(Supplied records):
○ ○ ○ ○

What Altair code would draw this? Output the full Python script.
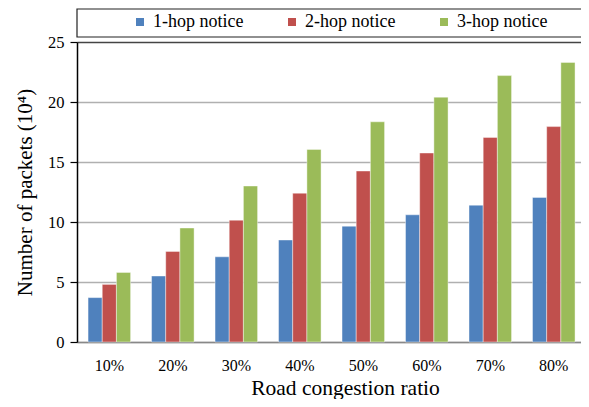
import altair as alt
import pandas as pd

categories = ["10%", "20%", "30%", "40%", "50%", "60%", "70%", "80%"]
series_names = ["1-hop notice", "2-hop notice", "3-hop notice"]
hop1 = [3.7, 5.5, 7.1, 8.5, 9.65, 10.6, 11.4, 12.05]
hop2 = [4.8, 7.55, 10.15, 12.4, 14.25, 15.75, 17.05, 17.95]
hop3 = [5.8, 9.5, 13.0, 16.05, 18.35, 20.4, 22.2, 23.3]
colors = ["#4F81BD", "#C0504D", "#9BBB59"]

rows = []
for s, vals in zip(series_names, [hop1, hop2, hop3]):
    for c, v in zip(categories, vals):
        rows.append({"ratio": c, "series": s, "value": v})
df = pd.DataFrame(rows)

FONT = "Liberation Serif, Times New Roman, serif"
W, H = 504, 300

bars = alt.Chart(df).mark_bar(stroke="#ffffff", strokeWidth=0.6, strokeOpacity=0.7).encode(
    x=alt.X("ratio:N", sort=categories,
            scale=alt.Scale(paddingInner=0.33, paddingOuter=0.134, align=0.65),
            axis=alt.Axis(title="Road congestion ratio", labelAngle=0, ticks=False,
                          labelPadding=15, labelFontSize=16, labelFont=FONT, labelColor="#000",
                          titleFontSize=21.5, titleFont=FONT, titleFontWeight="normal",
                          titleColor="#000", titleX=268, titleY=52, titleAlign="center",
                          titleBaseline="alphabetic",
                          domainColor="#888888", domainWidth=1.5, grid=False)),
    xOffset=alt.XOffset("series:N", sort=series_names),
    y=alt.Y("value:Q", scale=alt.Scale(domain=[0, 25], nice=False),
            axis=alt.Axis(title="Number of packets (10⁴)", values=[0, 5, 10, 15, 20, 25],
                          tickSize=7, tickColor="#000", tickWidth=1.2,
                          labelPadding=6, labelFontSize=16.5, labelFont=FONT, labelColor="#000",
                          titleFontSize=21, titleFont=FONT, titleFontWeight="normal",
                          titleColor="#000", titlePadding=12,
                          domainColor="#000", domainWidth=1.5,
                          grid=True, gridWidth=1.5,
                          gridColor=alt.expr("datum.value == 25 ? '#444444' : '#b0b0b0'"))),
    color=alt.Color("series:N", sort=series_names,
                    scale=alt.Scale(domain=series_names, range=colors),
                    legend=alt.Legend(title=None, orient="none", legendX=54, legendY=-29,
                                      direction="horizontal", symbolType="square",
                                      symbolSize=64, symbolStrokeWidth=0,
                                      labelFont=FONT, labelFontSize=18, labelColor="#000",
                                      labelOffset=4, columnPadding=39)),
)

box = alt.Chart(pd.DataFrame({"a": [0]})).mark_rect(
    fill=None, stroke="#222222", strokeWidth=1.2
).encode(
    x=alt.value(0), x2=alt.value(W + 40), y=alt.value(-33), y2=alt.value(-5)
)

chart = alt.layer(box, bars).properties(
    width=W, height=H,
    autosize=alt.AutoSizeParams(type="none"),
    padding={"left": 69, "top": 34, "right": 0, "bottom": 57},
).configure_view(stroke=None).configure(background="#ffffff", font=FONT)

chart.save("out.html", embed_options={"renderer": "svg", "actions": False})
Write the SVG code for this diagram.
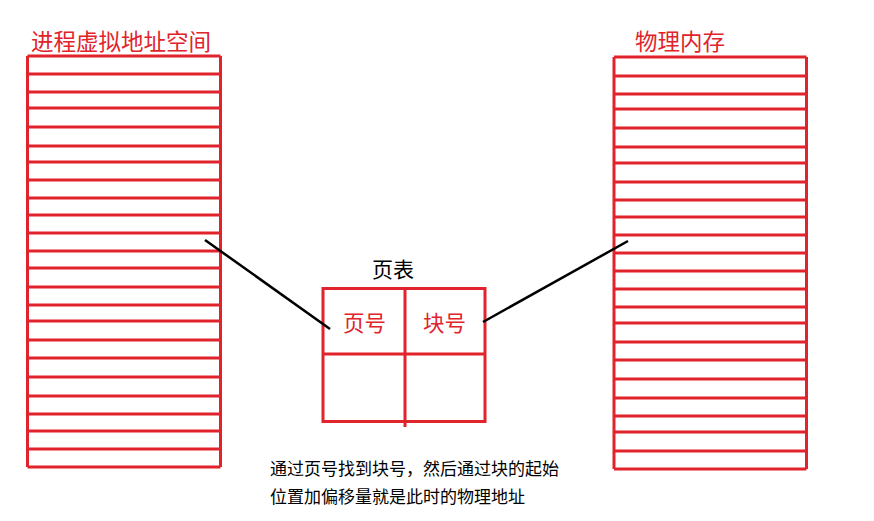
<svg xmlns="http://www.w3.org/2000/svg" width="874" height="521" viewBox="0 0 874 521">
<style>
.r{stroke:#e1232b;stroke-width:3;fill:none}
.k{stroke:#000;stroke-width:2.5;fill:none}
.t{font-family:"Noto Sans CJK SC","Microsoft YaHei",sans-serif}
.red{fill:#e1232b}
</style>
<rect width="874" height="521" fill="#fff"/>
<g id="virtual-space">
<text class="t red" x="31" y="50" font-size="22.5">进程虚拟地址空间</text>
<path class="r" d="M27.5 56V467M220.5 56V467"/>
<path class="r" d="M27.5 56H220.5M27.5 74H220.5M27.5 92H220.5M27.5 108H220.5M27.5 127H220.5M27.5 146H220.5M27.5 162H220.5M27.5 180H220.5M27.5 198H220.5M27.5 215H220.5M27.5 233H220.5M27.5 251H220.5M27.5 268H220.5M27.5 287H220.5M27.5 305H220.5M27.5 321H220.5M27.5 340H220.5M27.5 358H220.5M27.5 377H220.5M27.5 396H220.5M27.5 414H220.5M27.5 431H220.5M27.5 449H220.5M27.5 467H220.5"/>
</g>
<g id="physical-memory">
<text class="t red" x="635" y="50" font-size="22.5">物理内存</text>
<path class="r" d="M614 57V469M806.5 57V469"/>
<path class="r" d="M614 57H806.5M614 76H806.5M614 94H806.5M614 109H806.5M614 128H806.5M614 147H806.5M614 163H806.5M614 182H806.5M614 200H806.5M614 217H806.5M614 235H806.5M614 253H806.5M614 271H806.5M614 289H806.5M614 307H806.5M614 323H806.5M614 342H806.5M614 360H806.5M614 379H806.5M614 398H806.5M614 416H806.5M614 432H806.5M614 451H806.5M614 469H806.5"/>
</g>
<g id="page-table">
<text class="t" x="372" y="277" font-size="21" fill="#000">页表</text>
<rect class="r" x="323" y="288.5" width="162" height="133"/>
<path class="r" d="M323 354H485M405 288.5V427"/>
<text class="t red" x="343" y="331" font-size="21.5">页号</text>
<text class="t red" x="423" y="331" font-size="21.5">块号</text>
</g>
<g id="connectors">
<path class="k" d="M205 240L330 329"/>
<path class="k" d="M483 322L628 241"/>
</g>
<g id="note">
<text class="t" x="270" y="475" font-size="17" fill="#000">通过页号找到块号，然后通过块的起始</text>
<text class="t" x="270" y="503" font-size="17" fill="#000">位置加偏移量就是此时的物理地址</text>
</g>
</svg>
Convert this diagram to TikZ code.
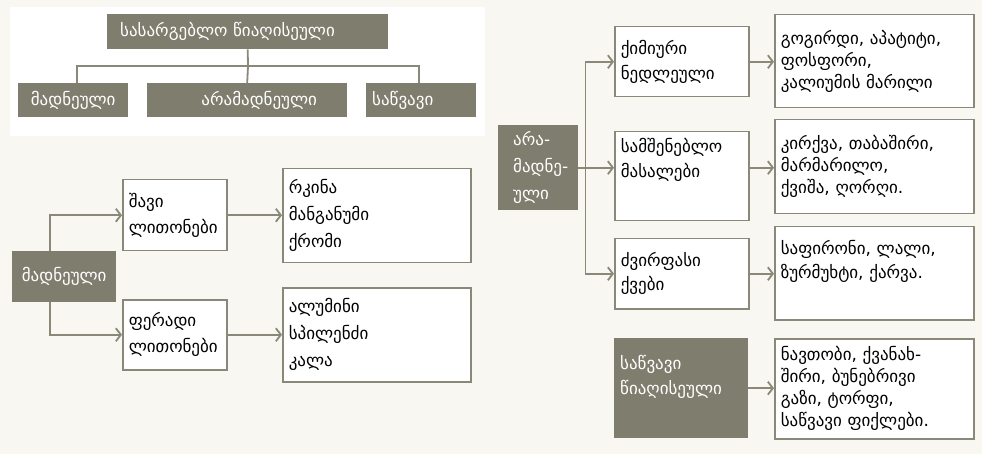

○ ○ ○ ○

(Your instructions): From the entries above, output every line exactly and omit any image.

(Answer for this exercise):
What Altair code would draw this? Output the full Python script.
import altair as alt
import pandas as pd

categories = ["10%", "20%", "30%", "40%", "50%", "60%", "70%", "80%"]
series_names = ["1-hop notice", "2-hop notice", "3-hop notice"]
hop1 = [3.7, 5.5, 7.1, 8.5, 9.65, 10.6, 11.4, 12.05]
hop2 = [4.8, 7.55, 10.15, 12.4, 14.25, 15.75, 17.05, 17.95]
hop3 = [5.8, 9.5, 13.0, 16.05, 18.35, 20.4, 22.2, 23.3]
colors = ["#4F81BD", "#C0504D", "#9BBB59"]

rows = []
for s, vals in zip(series_names, [hop1, hop2, hop3]):
    for c, v in zip(categories, vals):
        rows.append({"ratio": c, "series": s, "value": v})
df = pd.DataFrame(rows)

FONT = "Liberation Serif, Times New Roman, serif"
W, H = 504, 300

bars = alt.Chart(df).mark_bar(stroke="#ffffff", strokeWidth=0.6, strokeOpacity=0.7).encode(
    x=alt.X("ratio:N", sort=categories,
            scale=alt.Scale(paddingInner=0.33, paddingOuter=0.134, align=0.65),
            axis=alt.Axis(title="Road congestion ratio", labelAngle=0, ticks=False,
                          labelPadding=15, labelFontSize=16, labelFont=FONT, labelColor="#000",
                          titleFontSize=21.5, titleFont=FONT, titleFontWeight="normal",
                          titleColor="#000", titleX=268, titleY=52, titleAlign="center",
                          titleBaseline="alphabetic",
                          domainColor="#888888", domainWidth=1.5, grid=False)),
    xOffset=alt.XOffset("series:N", sort=series_names),
    y=alt.Y("value:Q", scale=alt.Scale(domain=[0, 25], nice=False),
            axis=alt.Axis(title="Number of packets (10⁴)", values=[0, 5, 10, 15, 20, 25],
                          tickSize=7, tickColor="#000", tickWidth=1.2,
                          labelPadding=6, labelFontSize=16.5, labelFont=FONT, labelColor="#000",
                          titleFontSize=21, titleFont=FONT, titleFontWeight="normal",
                          titleColor="#000", titlePadding=12,
                          domainColor="#000", domainWidth=1.5,
                          grid=True, gridWidth=1.5,
                          gridColor=alt.expr("datum.value == 25 ? '#444444' : '#b0b0b0'"))),
    color=alt.Color("series:N", sort=series_names,
                    scale=alt.Scale(domain=series_names, range=colors),
                    legend=alt.Legend(title=None, orient="none", legendX=54, legendY=-29,
                                      direction="horizontal", symbolType="square",
                                      symbolSize=64, symbolStrokeWidth=0,
                                      labelFont=FONT, labelFontSize=18, labelColor="#000",
                                      labelOffset=4, columnPadding=39)),
)

box = alt.Chart(pd.DataFrame({"a": [0]})).mark_rect(
    fill=None, stroke="#222222", strokeWidth=1.2
).encode(
    x=alt.value(0), x2=alt.value(W + 40), y=alt.value(-33), y2=alt.value(-5)
)

chart = alt.layer(box, bars).properties(
    width=W, height=H,
    autosize=alt.AutoSizeParams(type="none"),
    padding={"left": 69, "top": 34, "right": 0, "bottom": 57},
).configure_view(stroke=None).configure(background="#ffffff", font=FONT)

chart.save("out.html", embed_options={"renderer": "svg", "actions": False})
Write the SVG code for this diagram.
<svg xmlns="http://www.w3.org/2000/svg" width="874" height="521" viewBox="0 0 874 521">
<style>
.r{stroke:#e1232b;stroke-width:3;fill:none}
.k{stroke:#000;stroke-width:2.5;fill:none}
.t{font-family:"Noto Sans CJK SC","Microsoft YaHei",sans-serif}
.red{fill:#e1232b}
</style>
<rect width="874" height="521" fill="#fff"/>
<g id="virtual-space">
<text class="t red" x="31" y="50" font-size="22.5">进程虚拟地址空间</text>
<path class="r" d="M27.5 56V467M220.5 56V467"/>
<path class="r" d="M27.5 56H220.5M27.5 74H220.5M27.5 92H220.5M27.5 108H220.5M27.5 127H220.5M27.5 146H220.5M27.5 162H220.5M27.5 180H220.5M27.5 198H220.5M27.5 215H220.5M27.5 233H220.5M27.5 251H220.5M27.5 268H220.5M27.5 287H220.5M27.5 305H220.5M27.5 321H220.5M27.5 340H220.5M27.5 358H220.5M27.5 377H220.5M27.5 396H220.5M27.5 414H220.5M27.5 431H220.5M27.5 449H220.5M27.5 467H220.5"/>
</g>
<g id="physical-memory">
<text class="t red" x="635" y="50" font-size="22.5">物理内存</text>
<path class="r" d="M614 57V469M806.5 57V469"/>
<path class="r" d="M614 57H806.5M614 76H806.5M614 94H806.5M614 109H806.5M614 128H806.5M614 147H806.5M614 163H806.5M614 182H806.5M614 200H806.5M614 217H806.5M614 235H806.5M614 253H806.5M614 271H806.5M614 289H806.5M614 307H806.5M614 323H806.5M614 342H806.5M614 360H806.5M614 379H806.5M614 398H806.5M614 416H806.5M614 432H806.5M614 451H806.5M614 469H806.5"/>
</g>
<g id="page-table">
<text class="t" x="372" y="277" font-size="21" fill="#000">页表</text>
<rect class="r" x="323" y="288.5" width="162" height="133"/>
<path class="r" d="M323 354H485M405 288.5V427"/>
<text class="t red" x="343" y="331" font-size="21.5">页号</text>
<text class="t red" x="423" y="331" font-size="21.5">块号</text>
</g>
<g id="connectors">
<path class="k" d="M205 240L330 329"/>
<path class="k" d="M483 322L628 241"/>
</g>
<g id="note">
<text class="t" x="270" y="475" font-size="17" fill="#000">通过页号找到块号，然后通过块的起始</text>
<text class="t" x="270" y="503" font-size="17" fill="#000">位置加偏移量就是此时的物理地址</text>
</g>
</svg>
Convert this diagram to TikZ code.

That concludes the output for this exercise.